Babagana has been the only one fighting for the release of his brothers; others are either too old or not literate enough to follow up. In 2017, he wrote to the Borno State Ministry of Justice and the National Human Rights Commission (NHRC)to seek justice for his kinsmen.
“But I heard nothing from both offices. I took a Lawyer, Barrister Mai Aji, I hired him 2014-2015, but he was not serious with the case, so I left him,” he said.
“The vigilante helped me to get in touch with some soldiers; still nothing good came out of it. Some soldiers asked me to pay N500,000 to get my people released but I had no money. I couldn’t pay.”
RANDOM BLUES: ‘WE’RE ALL VICTIMS’
My journey to Borno was mainly to tell the story of forsaken vulnerable people. But I never spent a moment with the victims without partaking in their sorrows. Whenever my interviewees bawled in pangs, I wailed too. After all, I’m first a human before a journalist.
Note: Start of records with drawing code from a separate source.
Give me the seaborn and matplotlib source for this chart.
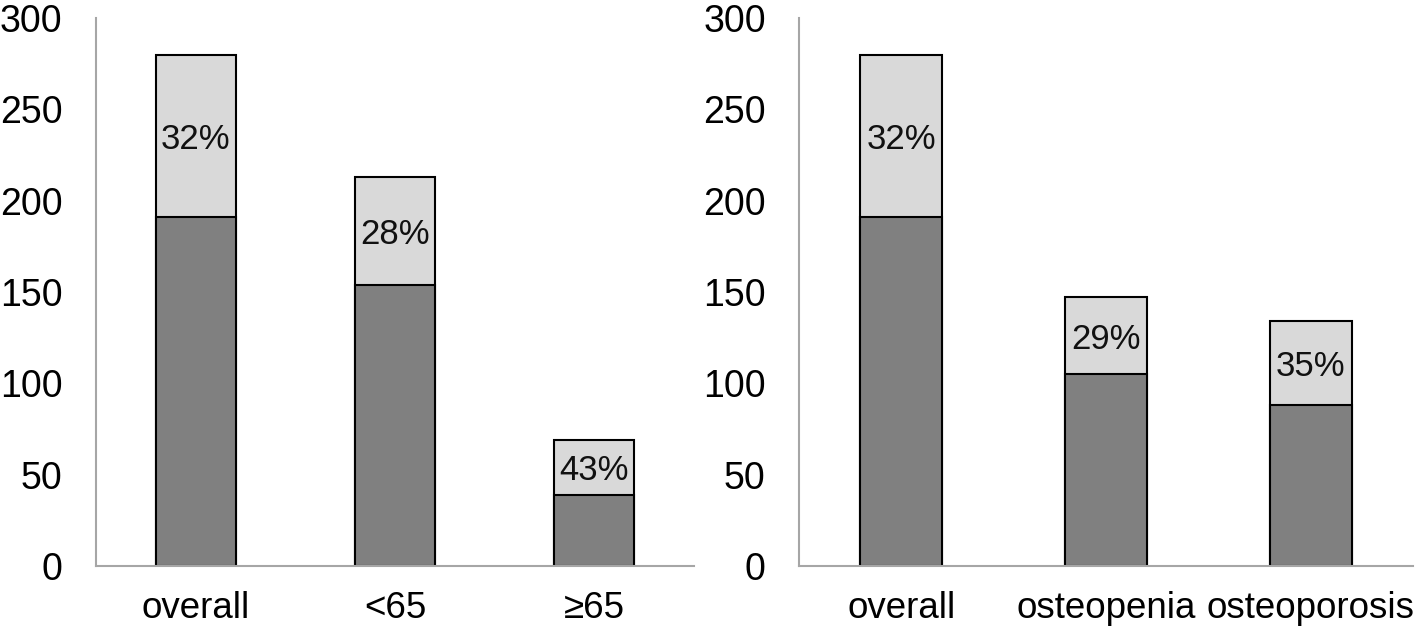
import matplotlib.pyplot as plt
import numpy as np
import pandas as pd
import seaborn as sns

sns.set_theme(style='white')
plt.rcParams['font.family'] = ['Liberation Sans', 'DejaVu Sans']

# left panel: age groups
age_groups = ['overall', '<65', '≥65']
age_total = [280, 213, 69]
age_lower = [191, 154, 39]
age_pct = ['32%', '28%', '43%']

# right panel: bone density
bmd_groups = ['overall', 'osteopenia', 'osteoporosis']
bmd_total = [280, 147, 134]
bmd_lower = [191, 105, 88]
bmd_pct = ['32%', '29%', '35%']

dark = '#808080'
light = '#d9d9d9'
axis_grey = '#a6a6a6'


def stacked_panel(ax, groups, total, lower, pct):
    df = pd.DataFrame({'group': groups, 'total': total, 'lower': lower})
    sns.barplot(data=df, x='group', y='total', color=light, width=0.4,
                edgecolor='black', linewidth=1.5, saturation=1, ax=ax)
    sns.barplot(data=df, x='group', y='lower', color=dark, width=0.4,
                edgecolor='black', linewidth=1.5, saturation=1, ax=ax)
    for i, (t, l, p) in enumerate(zip(total, lower, pct)):
        ax.text(i, (t + l) / 2 - 2, p, ha='center', va='center', fontsize=25, color='#111111')

    ax.set_xlim(-0.5, len(groups) - 0.5)
    ax.set_ylim(0, 300)
    ax.set_yticks(np.arange(0, 301, 50))
    ax.set_xlabel('')
    ax.set_ylabel('')
    for side in ['top', 'right']:
        ax.spines[side].set_visible(False)
    for side in ['left', 'bottom']:
        ax.spines[side].set_color(axis_grey)
        ax.spines[side].set_linewidth(1.5)
    ax.tick_params(axis='y', length=0, pad=24, labelsize=27, labelcolor='black')
    ax.tick_params(axis='x', which='major', length=0, pad=18, labelsize=26.5, labelcolor='black')
    ax.set_xticks(np.arange(-0.5, len(groups), 1.0), minor=True)
    ax.tick_params(axis='x', which='minor', length=8, width=1.5, color=axis_grey, direction='out')


fig = plt.figure(figsize=(14.18, 6.29), dpi=100)
ax1 = fig.add_axes([0.0677, 0.1002, 0.4217, 0.8712])
ax2 = fig.add_axes([0.5635, 0.1002, 0.4330, 0.8712])

stacked_panel(ax1, age_groups, age_total, age_lower, age_pct)
stacked_panel(ax2, bmd_groups, bmd_total, bmd_lower, bmd_pct)

fig.savefig('out.png', dpi=100)
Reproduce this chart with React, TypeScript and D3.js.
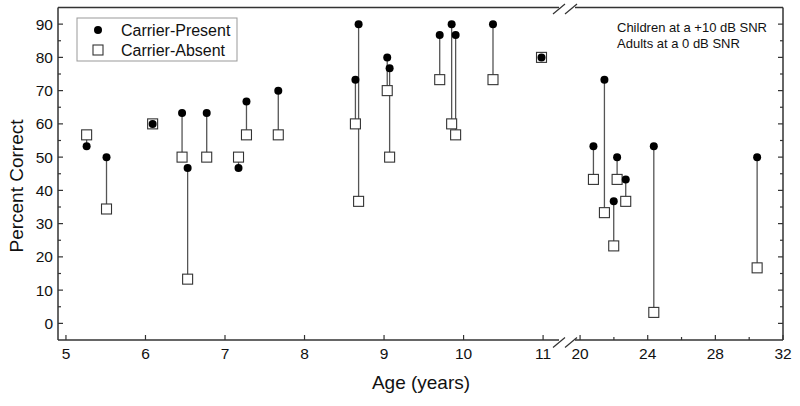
import React from "react";
import * as d3 from "d3";

const ages = [5.26, 5.51, 6.09, 6.46, 6.53, 6.77, 7.17, 7.27, 7.67, 8.64, 8.68, 9.04, 9.07, 9.70, 9.85, 9.90, 10.37, 10.98, 20.79, 21.44, 21.99, 22.19, 22.70, 24.36, 30.47];
const present = [53.3, 50, 60, 63.3, 46.7, 63.3, 46.7, 66.7, 70, 73.3, 90, 80, 76.7, 86.7, 90, 86.7, 90, 80, 53.3, 73.3, 36.7, 50, 43.3, 53.3, 50];
const absent = [56.7, 34.4, 60, 50, 13.3, 50, 50, 56.7, 56.7, 60, 36.7, 70, 50, 73.3, 60, 56.7, 73.3, 80, 43.3, 33.3, 23.3, 43.3, 36.7, 3.3, 16.7];
const leftTicks = [5, 6, 7, 8, 9, 10, 11];
const rightTicks = [20, 24, 28, 32];
const rightMinor = [22, 26, 30];
const yTicks = [0, 10, 20, 30, 40, 50, 60, 70, 80, 90];
const yMinor = [5, 15, 25, 35, 45, 55, 65, 75, 85];

const L = 58, R = 783, T = 7.5, B = 340;
const BL = 559, BR = 575;
const FONT = "Liberation Sans, Arial, sans-serif";

export default function App() {
  const xl = d3.scaleLinear().domain([4.9, 11.2]).range([L, BL]);
  const xr = d3.scaleLinear().domain([19.7, 32]).range([BR, R]);
  const y = d3.scaleLinear().domain([-5, 95]).range([B, T]);
  const xs = (a: number) => (a > 15 ? xr(a) : xl(a));
  const ax = "#333";
  const slash = (cx: number, cy: number, k: string) => (
    <line key={k} x1={cx - 6} y1={cy + 5} x2={cx + 6} y2={cy - 5} stroke={ax} strokeWidth={1.2} />
  );
  return (
    <div style={{ position: "absolute", left: 0, top: 0 }}>
      <svg width={800} height={406} style={{ display: "block", background: "#fff" }}>
        {/* frame */}
        <line x1={L} y1={T} x2={L} y2={B} stroke={ax} strokeWidth={1.5} />
        <line x1={R} y1={T} x2={R} y2={B} stroke={ax} strokeWidth={1.5} />
        <line x1={L} y1={B} x2={BL} y2={B} stroke={ax} strokeWidth={1.5} />
        <line x1={BR} y1={B} x2={R} y2={B} stroke={ax} strokeWidth={1.5} />
        <line x1={L} y1={T} x2={BL} y2={T} stroke={ax} strokeWidth={1.5} />
        <line x1={BR} y1={T} x2={R} y2={T} stroke={ax} strokeWidth={1.5} />
        {slash(559, B + 2.5, "s1")}
        {slash(571, B + 2.5, "s2")}
        {slash(559, T + 1.5, "s3")}
        {slash(571, T + 1.5, "s4")}
        {/* y ticks */}
        {yTicks.map((v) => (
          <g key={"y" + v}>
            <line x1={L} x2={L + 5} y1={y(v)} y2={y(v)} stroke={ax} strokeWidth={1.2} />
            <line x1={R} x2={R - 5} y1={y(v)} y2={y(v)} stroke={ax} strokeWidth={1.2} />
            <text x={L - 5} y={y(v)} dy="0.36em" textAnchor="end" fontSize={15.5} fontFamily={FONT} fill="#111">{v}</text>
          </g>
        ))}
        {yMinor.map((v) => (
          <g key={"ym" + v}>
            <line x1={L} x2={L + 3} y1={y(v)} y2={y(v)} stroke={ax} strokeWidth={1.2} />
            <line x1={R} x2={R - 3} y1={y(v)} y2={y(v)} stroke={ax} strokeWidth={1.2} />
          </g>
        ))}
        {/* x ticks */}
        {leftTicks.map((v) => (
          <g key={"xl" + v}>
            <line x1={xl(v)} x2={xl(v)} y1={B} y2={B - 5} stroke={ax} strokeWidth={1.2} />
            <text x={xl(v)} y={B + 19} textAnchor="middle" fontSize={15.5} fontFamily={FONT} fill="#111">{v}</text>
          </g>
        ))}
        {rightTicks.map((v) => (
          <g key={"xr" + v}>
            <line x1={xr(v)} x2={xr(v)} y1={B} y2={B - 5} stroke={ax} strokeWidth={1.2} />
            <text x={xr(v)} y={B + 19} textAnchor="middle" fontSize={15.5} fontFamily={FONT} fill="#111">{v}</text>
          </g>
        ))}
        {rightMinor.map((v) => (
          <line key={"xm" + v} x1={xr(v)} x2={xr(v)} y1={B} y2={B - 3} stroke={ax} strokeWidth={1.2} />
        ))}
        {/* axis titles */}
        <text x={421} y={389} textAnchor="middle" fontSize={19} fontFamily={FONT} fill="#111">Age (years)</text>
        <text transform={`translate(23,186) rotate(-90)`} textAnchor="middle" fontSize={19} fontFamily={FONT} fill="#111">Percent Correct</text>
        {/* connectors */}
        {ages.map((a, i) => (
          <line key={"c" + i} x1={xs(a)} x2={xs(a)} y1={y(present[i])} y2={y(absent[i])} stroke="#555" strokeWidth={1.3} />
        ))}
        {ages.map((a, i) => (
          <rect key={"a" + i} x={xs(a) - 5} y={y(absent[i]) - 5} width={10} height={10} fill="#fff" stroke="#333" strokeWidth={1.1} />
        ))}
        {ages.map((a, i) => (
          <circle key={"p" + i} cx={xs(a)} cy={y(present[i])} r={4} fill="#000" />
        ))}
        {/* legend */}
        <rect x={77} y={18} width={160} height={43} fill="#fff" stroke="#999" strokeWidth={1} />
        <circle cx={98} cy={30} r={4} fill="#000" />
        <text x={121} y={30} dy="0.36em" fontSize={16} fontFamily={FONT} fill="#111">Carrier-Present</text>
        <rect x={93} y={45} width={10} height={10} fill="#fff" stroke="#333" strokeWidth={1.1} />
        <text x={121} y={50} dy="0.36em" fontSize={16} fontFamily={FONT} fill="#111">Carrier-Absent</text>
        {/* annotation */}
        <text x={617} y={27.5} dy="0.36em" fontSize={13} fontFamily={FONT} fill="#111">Children at a +10 dB SNR</text>
        <text x={617} y={43.5} dy="0.36em" fontSize={13} fontFamily={FONT} fill="#111">Adults at a 0 dB SNR</text>
      </svg>
    </div>
  );
}
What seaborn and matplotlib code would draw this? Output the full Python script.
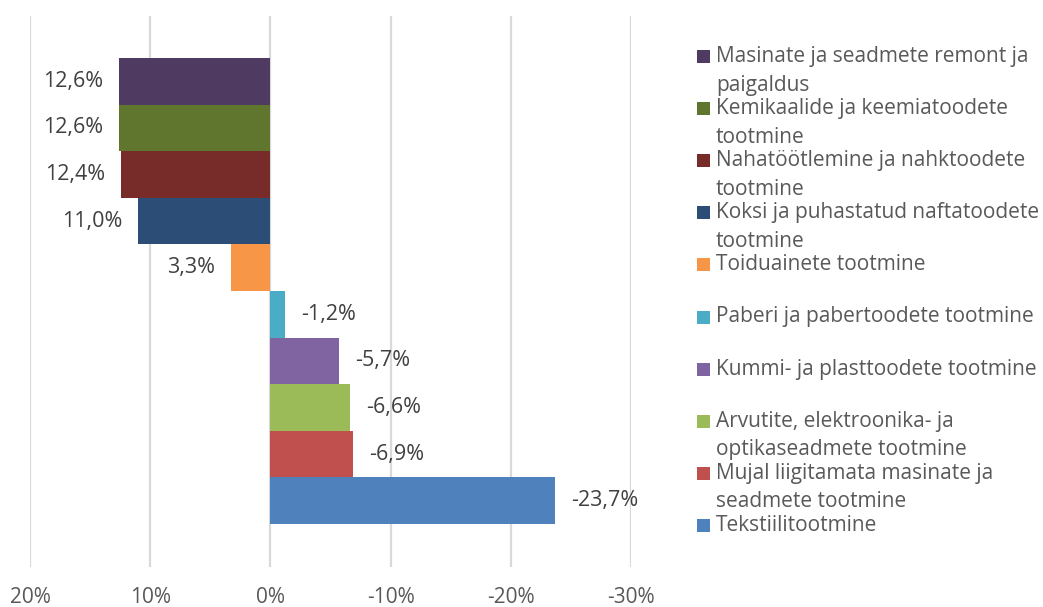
import textwrap
import matplotlib
matplotlib.use("Agg")
import matplotlib.pyplot as plt
from matplotlib.patches import Rectangle
import seaborn as sns
import pandas as pd

categories = [
    "Masinate ja seadmete remont ja paigaldus",
    "Kemikaalide ja keemiatoodete tootmine",
    "Nahatöötlemine ja nahktoodete tootmine",
    "Koksi ja puhastatud naftatoodete tootmine",
    "Toiduainete tootmine",
    "Paberi ja pabertoodete tootmine",
    "Kummi- ja plasttoodete tootmine",
    "Arvutite, elektroonika- ja optikaseadmete tootmine",
    "Mujal liigitamata masinate ja seadmete tootmine",
    "Tekstiilitootmine",
]
values = [12.6, 12.6, 12.4, 11.0, 3.3, -1.2, -5.7, -6.6, -6.9, -23.7]
colors = ["#4F3B62", "#60762F", "#772C2A", "#2C4D75", "#F79646",
          "#4BACC6", "#8064A2", "#9BBB59", "#C0504D", "#4F81BD"]
x_ticks = [20, 10, 0, -10, -20, -30]

sns.set_theme(style="white")
plt.rcParams["font.family"] = ["Open Sans", "DejaVu Sans"]
plt.rcParams["axes.unicode_minus"] = False

df = pd.DataFrame({"category": categories, "value": values})

W, H = 1043, 607
fig = plt.figure(figsize=(W / 100, H / 100), dpi=100)
ax = fig.add_axes([30 / W, (H - 567) / H, (631 - 30) / W, (567 - 16) / H])

sns.barplot(data=df, x="value", y="category", hue="category",
            palette=colors, hue_order=categories, order=categories,
            width=1.0, saturation=1, legend=False, ax=ax, orient="h",
            linewidth=0, edgecolor="none")

ax.set_xlim(20, -30)
ax.set_ylim(10.42, -1.4)
ax.set_xticks(x_ticks)
ax.set_xticklabels([f"{t}%" for t in x_ticks], color="#595959", fontsize=15)
ax.tick_params(axis="x", length=0, pad=14.5)
ax.set_yticks([])
ax.set_xlabel("")
ax.set_ylabel("")
for s in ax.spines.values():
    s.set_visible(False)
ax.xaxis.grid(True, color="#D9D9D9", linewidth=1.6)
ax.set_axisbelow(True)

# data labels
for i, v in enumerate(values):
    txt = f"{v:.1f}%".replace(".", ",")
    off = 16 * 0.72
    if v >= 0:
        ax.annotate(txt, (v, i), xytext=(-off, 0), textcoords="offset points",
                    ha="right", va="center", fontsize=15.5, color="#404040")
    else:
        ax.annotate(txt, (v, i), xytext=(off, 0), textcoords="offset points",
                    ha="left", va="center", fontsize=15.5, color="#404040")

# legend (manual, Excel-like wrapping)
y0 = 56.5
step = 52.1
line = 28.5
for i, (cat, col) in enumerate(zip(categories, colors)):
    yc = y0 + i * step
    fig.add_artist(Rectangle((697 / W, 1 - (yc + 6.5) / H), 13 / W, 13 / H,
                             transform=fig.transFigure, facecolor=col,
                             edgecolor="none"))
    for k, ln in enumerate(textwrap.wrap(cat, 32)):
        fig.text(716 / W, 1 - (yc + k * line) / H, ln, ha="left",
                 va="center", fontsize=15, color="#595959")

fig.savefig("out.png", dpi=100)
Meanwhile, apart from suffering abject poverty and government neglect, one random complaint gathered from a number of women who are victims of Boko Haram rapists is discrimination among abductees by government.
Many of them lamented that while the Chibok and Dapchi abductions get the government’s attention, others are less important or even forgotten altogether. And that is not far from being the truth.
Marking the sixth year of their abduction, President Muhammadu Buhari recently vowed that he had not forgotten about fighting for the release of the remaining 112 Chibok girls who were abducted by the terrorists on April 14, 2014.
Recall that Aishah Hassan, one of the victims of Boko Haram rapists, had protested about how their abductors would give Chibok girls preferential treatment in captivity, leaving others to languish in hunger and suffering.
“But we are all victims,” Aisha lamented.
As a matter of fact, the same discrimination happens to many of them even after narrowly escaping the terrorists’ den. Government continues to show significant concern about the release and welfare of Chibok and Dapchi girls, but what about others who were abducted, raped and are now unwilling mothers to Boko Haram’s sons and daughters?